COMMODORE THOMAS MACDONOUGH was sometimes called “the Boy Commodore,” for he was the youngest Commodore in the American navy.
He was born December, thirty-first, 1783, on a farm in New Castle county where his father and grandfather had lived before him.
When he was seventeen he joined the navy as a Midshipman, and made his first cruise on the ship “Ganges.”
He was a tall, thin, shy youth. He was never strong, but he was so brave that he was ready for any dangers or hardships. Cooper called him “the modest but lion-hearted MacDonough.”
At the time MacDonough joined the navy, the United States was at war with France, and his first cruise was against the French in the West Indies. The “Ganges” captured three of the enemy’s vessels, and sent them home as prizes. Then the yellow fever broke out on board the “Ganges.” MacDonough was one of the men who had it. He and the other sick men were carried on shore to a miserable dirty Spanish hospital at Havana. Here, for many weeks, he lay ill.
When he was able to get up and go about again he found that the “Ganges” had sailed away, and that he was left, poor, alone, and almost without clothing, in a strange land. All the Americans who had been brought to the hospital had died except himself and two others. These two were in as much distress as himself. The American agent at Havana gave them some shirts and other pieces of clothing, and they got back to the United States on a sailing vessel.

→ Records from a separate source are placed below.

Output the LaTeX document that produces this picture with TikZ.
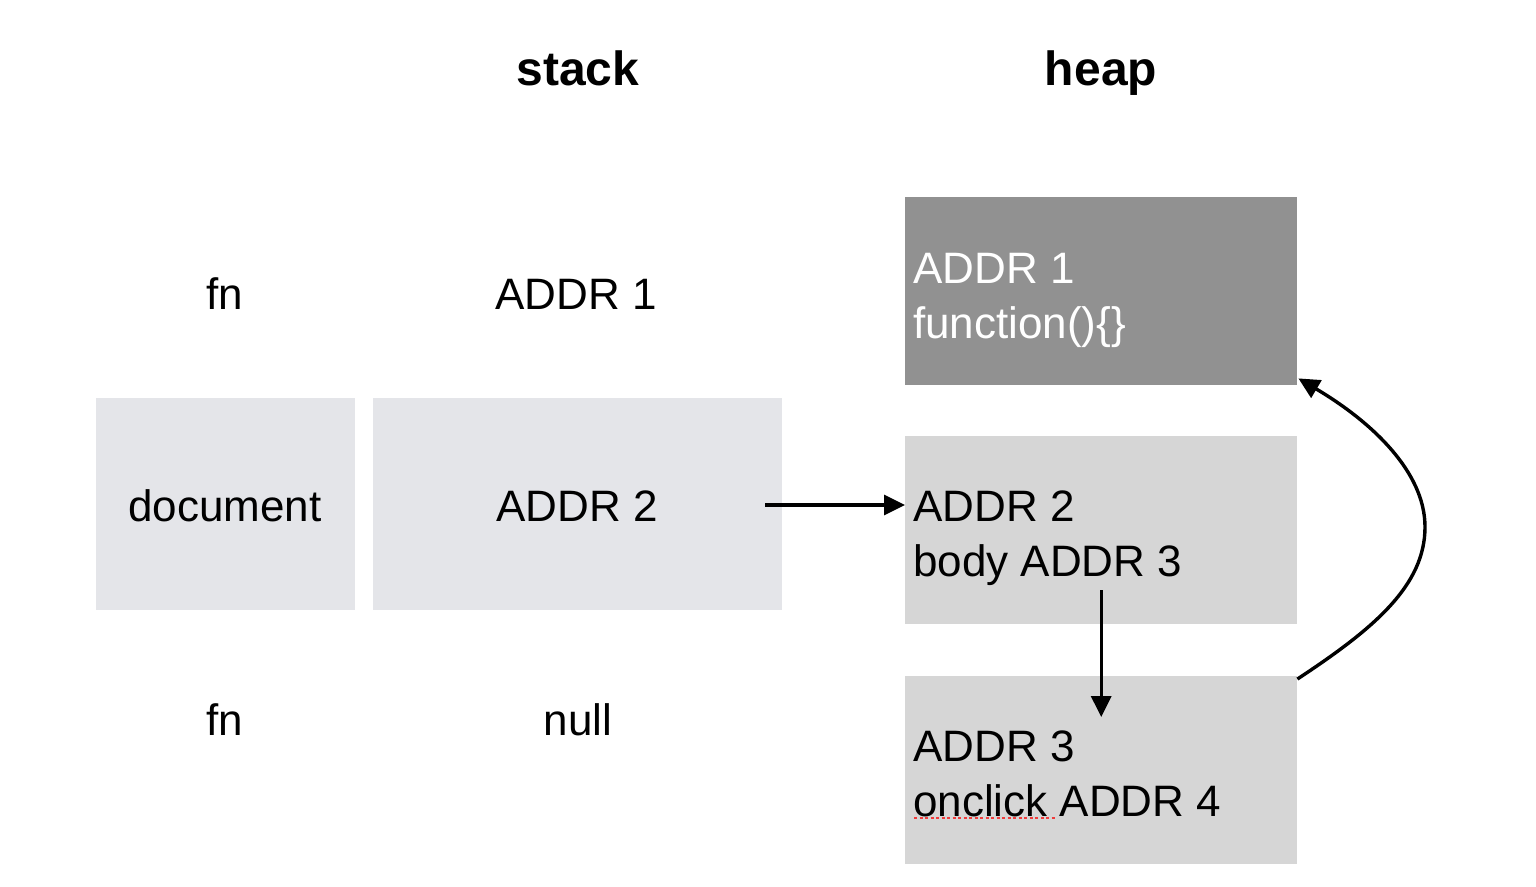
\documentclass[tikz,border=0pt]{standalone}
\usepackage{fontspec}
\setmainfont{Liberation Sans}
\usetikzlibrary{arrows.meta}
\definecolor{stackfill}{HTML}{E4E5E9}
\definecolor{heapfill}{HTML}{D6D6D6}
\definecolor{heapdark}{HTML}{919191}
\definecolor{spellred}{HTML}{F03C3C}
\tikzset{
  box/.style={draw=none, inner sep=0pt, anchor=north west},
  txt/.style={font=\fontsize{44}{55}\selectfont, inner sep=0pt, anchor=base},
  ltxt/.style={txt, anchor=base west},
  head/.style={font=\fontsize{48}{56}\selectfont\bfseries, inner sep=0pt, anchor=base},
  conn/.style={line width=3.4pt, -{Triangle[length=21pt,width=20pt]}}
}
\begin{document}
\begin{tikzpicture}[x=1pt,y=-1pt]
\useasboundingbox (0,0) rectangle (1536,886);
% headings
\node[head] (hstack) at (578,85) {stack};
\node[head] (hheap) at (1101,85) {heap};
% stack boxes
\node[box, fill=stackfill, minimum width=259pt, minimum height=212pt] (docbox) at (96,398) {};
\node[box, fill=stackfill, minimum width=409pt, minimum height=212pt] (a2box) at (373,398) {};
% stack texts
\node[txt] (fn1) at (225,309) {fn};
\node[txt] (sa1) at (576,309) {ADDR 1};
\node[txt] (doc) at (225,521) {document};
\node[txt] (sa2) at (577,521) {ADDR 2};
\node[txt] (fn2) at (225,735) {fn};
\node[txt] (snull) at (578,735) {null};
% heap boxes
\node[box, fill=heapdark, minimum width=392pt, minimum height=188pt] (heap1) at (905,197) {};
\node[box, fill=heapfill, minimum width=392pt, minimum height=188pt] (heap2) at (905,436) {};
\node[box, fill=heapfill, minimum width=392pt, minimum height=188pt] (heap3) at (905,676) {};
% heap texts
\node[ltxt, text=white] (h1a) at (913,283) {ADDR 1};
\node[ltxt, text=white] (h1b) at (913,338) {function()\{\}};
\node[ltxt] (h2a) at (913,521) {ADDR 2};
\node[ltxt] (h2b) at (913,576) {body ADDR 3};
\node[ltxt] (h3a) at (913,761) {ADDR 3};
\node[ltxt] (h3b) at (913,816) {onclick ADDR 4};
% spell-check underline
\draw[spellred, line width=2.2pt, dash pattern=on 3pt off 2.5pt] (914,818) -- (1055,818);
% connectors
\coordinate (a2start) at (765,505);
\draw[conn] (a2start) -- (heap2.west |- a2start);
\coordinate (vstart) at ([yshift=34pt]heap2.south);
\coordinate (vend) at ([yshift=-41pt]heap3.north);
\draw[conn] (vstart) -- (vend);
\coordinate (cstart) at ([yshift=-3pt]heap3.north east);
\coordinate (cmid) at (1425,527);
\coordinate (cend) at ([xshift=1pt,yshift=7pt]heap1.south east);
\draw[conn] (cstart) .. controls (1375,628) and (1425,585) .. (cmid)
  .. controls (1425,472) and (1372,422) .. (cend);
\end{tikzpicture}
\end{document}
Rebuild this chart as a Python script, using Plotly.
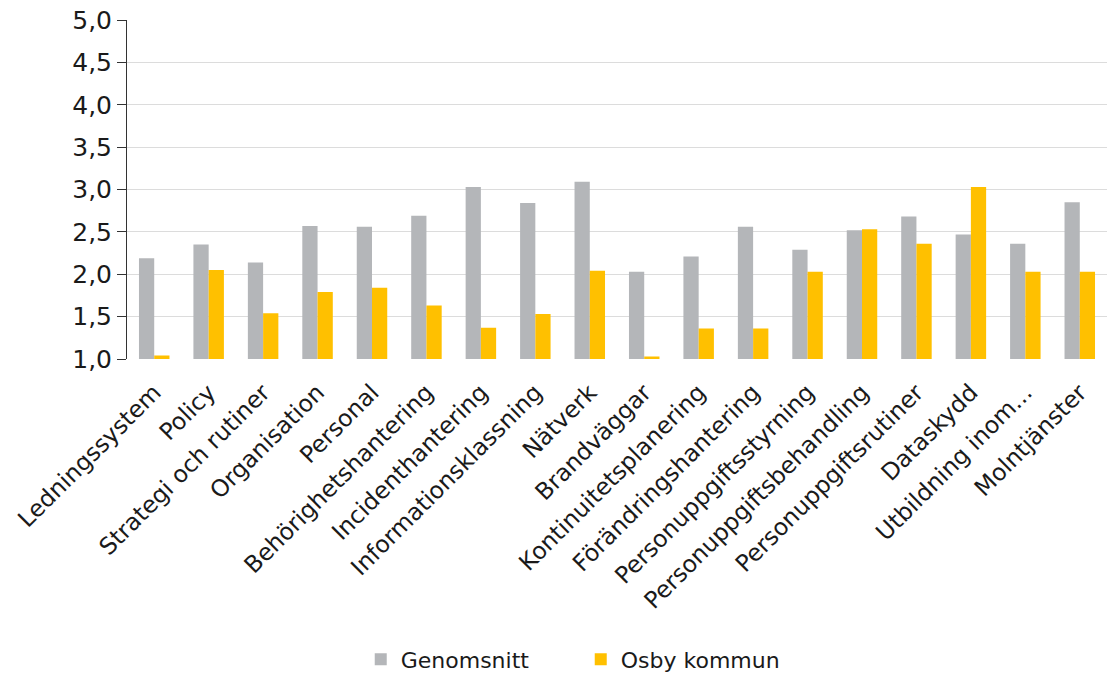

MacDonough landed at Norfolk, Virginia, and worked his way back to Delaware. He had been away from home a year, and his family had never expected to see him again; they had been told he had the yellow fever at Havana, and was either dying or already dead. They could hardly believe it was he when he walked in among them, thin, pale and weak-looking, but still alive. The whole house was filled with rejoicings. He was still dressed as he had been when he left Havana, in worn out clothes, a straw hat and canvas shoes.
As soon as he was able, he went back to the “Ganges,” and was with her until he was ordered to the Mediterranean on the frigate “Philadelphia.”